US RESEARCHERS have used artificial intelligence and machine learning to identify additives that can improve the durability of plastics.

Dramatically speeding up a process that usually takes weeks, a team from the Massachusetts Institute of Technology (MIT) and Duke University identified iron-based molecules that can strengthen polymer materials.

The molecules are called mechanophores and undergo chemical changes in response to mechanical force. The research team identified iron-containing compounds called ferrocenes as ideal mechanophores that increased the durability of polymer materials “four-fold”.

Machine-learning approach

Ferrocenes are commonly used in drug manufacturing and catalysts but have rarely been researched for their potential as mechanophores.

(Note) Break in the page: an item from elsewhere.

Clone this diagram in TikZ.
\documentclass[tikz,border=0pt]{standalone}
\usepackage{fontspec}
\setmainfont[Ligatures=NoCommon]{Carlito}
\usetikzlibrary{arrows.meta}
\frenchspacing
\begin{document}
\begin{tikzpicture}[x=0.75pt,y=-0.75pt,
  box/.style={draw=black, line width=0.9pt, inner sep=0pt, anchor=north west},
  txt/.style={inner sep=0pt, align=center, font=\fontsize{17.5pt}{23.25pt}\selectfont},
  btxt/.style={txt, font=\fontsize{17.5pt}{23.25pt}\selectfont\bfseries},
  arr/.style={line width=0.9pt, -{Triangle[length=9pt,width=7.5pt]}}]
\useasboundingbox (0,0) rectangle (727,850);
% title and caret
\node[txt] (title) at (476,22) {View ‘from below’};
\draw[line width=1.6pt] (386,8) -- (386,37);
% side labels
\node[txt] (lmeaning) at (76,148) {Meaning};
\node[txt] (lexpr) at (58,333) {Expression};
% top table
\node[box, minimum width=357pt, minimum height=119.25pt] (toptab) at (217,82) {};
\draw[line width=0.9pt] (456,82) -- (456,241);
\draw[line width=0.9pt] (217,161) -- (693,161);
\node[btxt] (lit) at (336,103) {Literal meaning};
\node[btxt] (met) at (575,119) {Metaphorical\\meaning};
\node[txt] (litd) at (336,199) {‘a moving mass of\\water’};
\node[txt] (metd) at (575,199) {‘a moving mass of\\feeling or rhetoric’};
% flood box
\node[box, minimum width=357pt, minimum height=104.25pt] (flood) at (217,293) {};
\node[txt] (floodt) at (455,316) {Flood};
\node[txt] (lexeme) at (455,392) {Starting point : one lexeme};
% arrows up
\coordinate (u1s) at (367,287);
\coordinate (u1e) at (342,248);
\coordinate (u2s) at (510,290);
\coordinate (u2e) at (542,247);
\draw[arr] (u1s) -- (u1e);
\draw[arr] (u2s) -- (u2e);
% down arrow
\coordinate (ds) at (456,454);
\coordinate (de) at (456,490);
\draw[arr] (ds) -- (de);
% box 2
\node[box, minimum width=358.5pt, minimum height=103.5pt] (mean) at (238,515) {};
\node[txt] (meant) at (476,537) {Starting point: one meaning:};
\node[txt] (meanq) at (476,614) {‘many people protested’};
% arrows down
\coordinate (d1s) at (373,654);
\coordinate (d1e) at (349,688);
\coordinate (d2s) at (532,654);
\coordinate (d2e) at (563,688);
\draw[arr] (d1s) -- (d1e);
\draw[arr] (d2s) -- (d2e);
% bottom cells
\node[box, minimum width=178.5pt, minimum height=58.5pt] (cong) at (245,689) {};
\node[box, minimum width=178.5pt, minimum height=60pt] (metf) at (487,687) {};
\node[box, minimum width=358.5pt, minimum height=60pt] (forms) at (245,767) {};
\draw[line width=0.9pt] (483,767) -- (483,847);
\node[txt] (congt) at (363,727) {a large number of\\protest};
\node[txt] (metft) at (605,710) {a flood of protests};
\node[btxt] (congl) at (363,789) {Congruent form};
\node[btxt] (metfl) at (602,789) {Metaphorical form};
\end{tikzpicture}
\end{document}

The research team explained that experimental testing on a single potential mechanophore can take several weeks, with computational simulations also taking a few days.

To speed up the process, the Duke and MIT team used the machine-learning approach of a neural network to test ferrocenes. Using the Cambridge Structural Database of 5,000 ferrocene structures, the team ran simulations on 400 molecules to measure how easily their atomic bonds break under force. Surprisingly, they sought molecules that fractured more readily – these “weak links” can absorb stress and prevent larger tears when embedded in polymers, boosting overall toughness.

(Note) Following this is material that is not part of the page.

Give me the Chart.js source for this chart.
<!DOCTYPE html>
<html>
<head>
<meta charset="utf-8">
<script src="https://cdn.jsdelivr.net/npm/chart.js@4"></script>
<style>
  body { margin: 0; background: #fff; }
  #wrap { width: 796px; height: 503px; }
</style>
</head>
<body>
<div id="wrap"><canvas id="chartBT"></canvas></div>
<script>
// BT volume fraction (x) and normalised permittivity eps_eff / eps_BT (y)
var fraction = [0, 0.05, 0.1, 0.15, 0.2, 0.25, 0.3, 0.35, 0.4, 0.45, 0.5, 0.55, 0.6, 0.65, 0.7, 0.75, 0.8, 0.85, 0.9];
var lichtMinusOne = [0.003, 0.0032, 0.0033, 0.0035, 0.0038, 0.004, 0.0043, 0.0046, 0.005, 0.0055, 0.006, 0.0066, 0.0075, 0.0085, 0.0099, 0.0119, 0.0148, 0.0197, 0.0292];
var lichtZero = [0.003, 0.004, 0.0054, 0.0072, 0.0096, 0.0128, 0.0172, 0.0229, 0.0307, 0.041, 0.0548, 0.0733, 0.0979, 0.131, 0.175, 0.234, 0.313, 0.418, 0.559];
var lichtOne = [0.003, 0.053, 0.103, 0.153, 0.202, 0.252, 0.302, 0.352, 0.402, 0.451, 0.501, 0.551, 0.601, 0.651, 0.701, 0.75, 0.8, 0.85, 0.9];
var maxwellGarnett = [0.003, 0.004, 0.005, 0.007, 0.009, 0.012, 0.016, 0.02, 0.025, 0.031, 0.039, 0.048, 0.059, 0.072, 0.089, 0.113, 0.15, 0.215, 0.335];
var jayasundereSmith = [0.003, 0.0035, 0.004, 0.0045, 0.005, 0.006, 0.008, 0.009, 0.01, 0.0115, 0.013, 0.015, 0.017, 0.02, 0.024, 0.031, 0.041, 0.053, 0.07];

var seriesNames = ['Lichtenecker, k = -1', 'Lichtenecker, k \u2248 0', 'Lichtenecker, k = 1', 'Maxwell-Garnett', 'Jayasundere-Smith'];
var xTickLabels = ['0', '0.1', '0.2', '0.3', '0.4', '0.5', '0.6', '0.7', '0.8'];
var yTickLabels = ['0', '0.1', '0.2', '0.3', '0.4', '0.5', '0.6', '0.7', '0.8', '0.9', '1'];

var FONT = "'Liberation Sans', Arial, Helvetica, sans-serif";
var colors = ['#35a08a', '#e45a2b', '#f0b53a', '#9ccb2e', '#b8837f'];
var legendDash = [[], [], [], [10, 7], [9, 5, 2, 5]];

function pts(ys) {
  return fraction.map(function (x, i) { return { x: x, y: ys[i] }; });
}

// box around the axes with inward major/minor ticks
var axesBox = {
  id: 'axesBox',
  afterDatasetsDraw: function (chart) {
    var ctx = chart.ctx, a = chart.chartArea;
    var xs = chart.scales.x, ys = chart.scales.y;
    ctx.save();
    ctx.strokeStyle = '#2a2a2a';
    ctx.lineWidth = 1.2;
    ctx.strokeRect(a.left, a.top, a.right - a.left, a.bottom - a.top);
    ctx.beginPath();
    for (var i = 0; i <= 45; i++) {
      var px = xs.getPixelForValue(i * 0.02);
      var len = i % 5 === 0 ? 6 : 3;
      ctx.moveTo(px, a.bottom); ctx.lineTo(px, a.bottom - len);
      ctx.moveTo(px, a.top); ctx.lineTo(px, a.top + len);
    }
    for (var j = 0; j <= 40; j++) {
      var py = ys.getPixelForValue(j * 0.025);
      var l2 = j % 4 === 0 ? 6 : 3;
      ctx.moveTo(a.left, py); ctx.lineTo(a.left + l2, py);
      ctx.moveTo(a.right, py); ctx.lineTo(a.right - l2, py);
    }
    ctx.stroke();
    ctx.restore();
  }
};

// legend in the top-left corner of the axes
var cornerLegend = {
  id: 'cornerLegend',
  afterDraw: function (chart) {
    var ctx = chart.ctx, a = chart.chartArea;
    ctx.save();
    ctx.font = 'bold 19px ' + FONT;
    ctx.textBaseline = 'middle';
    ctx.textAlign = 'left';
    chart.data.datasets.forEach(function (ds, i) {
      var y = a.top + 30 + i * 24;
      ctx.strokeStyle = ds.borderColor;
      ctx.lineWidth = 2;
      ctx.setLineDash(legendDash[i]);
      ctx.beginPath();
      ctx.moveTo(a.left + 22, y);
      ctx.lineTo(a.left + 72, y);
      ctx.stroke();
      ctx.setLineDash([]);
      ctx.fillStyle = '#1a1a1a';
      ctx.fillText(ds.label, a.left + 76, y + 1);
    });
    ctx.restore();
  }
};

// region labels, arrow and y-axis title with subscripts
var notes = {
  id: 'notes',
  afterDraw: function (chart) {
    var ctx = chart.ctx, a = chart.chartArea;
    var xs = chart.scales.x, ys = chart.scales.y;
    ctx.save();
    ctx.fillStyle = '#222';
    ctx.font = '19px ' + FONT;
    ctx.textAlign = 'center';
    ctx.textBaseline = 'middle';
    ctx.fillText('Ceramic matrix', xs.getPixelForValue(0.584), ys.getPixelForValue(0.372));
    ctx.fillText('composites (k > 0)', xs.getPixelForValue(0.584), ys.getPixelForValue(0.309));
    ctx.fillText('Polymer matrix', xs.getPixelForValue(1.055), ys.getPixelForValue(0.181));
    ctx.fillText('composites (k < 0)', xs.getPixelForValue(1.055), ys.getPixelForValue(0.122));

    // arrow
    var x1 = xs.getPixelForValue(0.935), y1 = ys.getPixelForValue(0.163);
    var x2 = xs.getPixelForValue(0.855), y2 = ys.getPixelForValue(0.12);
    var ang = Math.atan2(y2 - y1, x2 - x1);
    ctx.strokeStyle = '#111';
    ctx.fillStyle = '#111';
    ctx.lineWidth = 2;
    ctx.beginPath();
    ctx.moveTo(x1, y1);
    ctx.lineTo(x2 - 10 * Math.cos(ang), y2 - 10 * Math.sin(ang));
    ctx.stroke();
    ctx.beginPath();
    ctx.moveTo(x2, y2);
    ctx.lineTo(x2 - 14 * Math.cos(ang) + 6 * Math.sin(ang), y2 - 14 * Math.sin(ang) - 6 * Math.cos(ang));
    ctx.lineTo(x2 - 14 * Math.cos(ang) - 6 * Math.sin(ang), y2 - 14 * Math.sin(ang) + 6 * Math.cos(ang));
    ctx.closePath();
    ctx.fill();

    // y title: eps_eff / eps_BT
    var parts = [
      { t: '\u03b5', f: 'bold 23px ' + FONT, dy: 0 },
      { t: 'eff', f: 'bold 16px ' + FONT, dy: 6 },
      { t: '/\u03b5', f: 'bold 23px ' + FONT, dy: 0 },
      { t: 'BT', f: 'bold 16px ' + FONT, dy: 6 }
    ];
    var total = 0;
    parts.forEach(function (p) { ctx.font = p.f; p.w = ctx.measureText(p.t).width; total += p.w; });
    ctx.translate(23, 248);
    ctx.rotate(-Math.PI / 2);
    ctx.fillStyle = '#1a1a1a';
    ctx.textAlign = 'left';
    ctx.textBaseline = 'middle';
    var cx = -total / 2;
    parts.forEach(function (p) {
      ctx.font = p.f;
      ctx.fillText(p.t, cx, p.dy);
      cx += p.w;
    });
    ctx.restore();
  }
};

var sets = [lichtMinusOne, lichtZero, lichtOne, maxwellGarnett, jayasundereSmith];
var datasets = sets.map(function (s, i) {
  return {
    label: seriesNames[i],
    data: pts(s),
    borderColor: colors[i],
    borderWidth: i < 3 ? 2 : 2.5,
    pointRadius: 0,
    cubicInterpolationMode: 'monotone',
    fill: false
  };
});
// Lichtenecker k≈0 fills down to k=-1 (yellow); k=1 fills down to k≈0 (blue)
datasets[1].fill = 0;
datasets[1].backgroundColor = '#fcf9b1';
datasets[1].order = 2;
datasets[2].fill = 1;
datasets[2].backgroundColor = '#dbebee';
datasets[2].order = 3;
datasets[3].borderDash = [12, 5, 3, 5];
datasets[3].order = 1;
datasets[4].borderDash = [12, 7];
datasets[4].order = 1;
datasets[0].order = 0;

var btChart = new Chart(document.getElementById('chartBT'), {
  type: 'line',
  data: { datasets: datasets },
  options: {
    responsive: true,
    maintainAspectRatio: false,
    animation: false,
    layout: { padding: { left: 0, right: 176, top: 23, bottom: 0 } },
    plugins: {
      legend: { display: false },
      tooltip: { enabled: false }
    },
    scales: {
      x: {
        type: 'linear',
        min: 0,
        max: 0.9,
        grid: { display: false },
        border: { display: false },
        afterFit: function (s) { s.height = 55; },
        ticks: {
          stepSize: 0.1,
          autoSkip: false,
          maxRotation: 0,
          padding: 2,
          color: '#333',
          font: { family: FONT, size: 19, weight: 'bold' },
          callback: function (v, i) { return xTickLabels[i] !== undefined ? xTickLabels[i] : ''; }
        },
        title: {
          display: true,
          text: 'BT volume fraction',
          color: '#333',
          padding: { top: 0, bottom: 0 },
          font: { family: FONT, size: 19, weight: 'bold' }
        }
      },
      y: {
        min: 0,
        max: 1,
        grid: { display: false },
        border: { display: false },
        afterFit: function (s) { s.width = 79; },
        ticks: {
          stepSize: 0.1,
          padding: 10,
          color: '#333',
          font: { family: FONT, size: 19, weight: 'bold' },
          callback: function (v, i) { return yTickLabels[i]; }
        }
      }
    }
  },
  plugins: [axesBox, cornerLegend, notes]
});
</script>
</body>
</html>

They used the tear resistance data to train a machine-learning model that could predict how much force is needed to activate a mechanophore and enhance a polymer’s resistance to tearing. The model was applied to all compounds in the database, along with an additional 7,000 structurally similar molecules.

It identified two key factors that influence tear resistance: the interactions between chemical groups attached to the ferrocene rings, and the presence of bulky side groups. These larger attachments made the molecules more prone to breaking apart – a desirable trait for mechanophores designed to absorb stress and prevent material failure.

Application

The team identified the 100 strongest structures with their model and used one, known as m-TMS-Fc, as an additive to the polymer polyacrylate. They found that this structure, as it was weak, was able to make the polyacrylate four times tougher.

In addition to identifying more ferrocenes with mechanophore potential, the researchers hope to expand their machine-learning approach to identify mechanophores with other useful properties, such as colour changes that act as stress sensors. They suggest these responsive materials could have future applications in areas like drug delivery and therapeutic monitoring.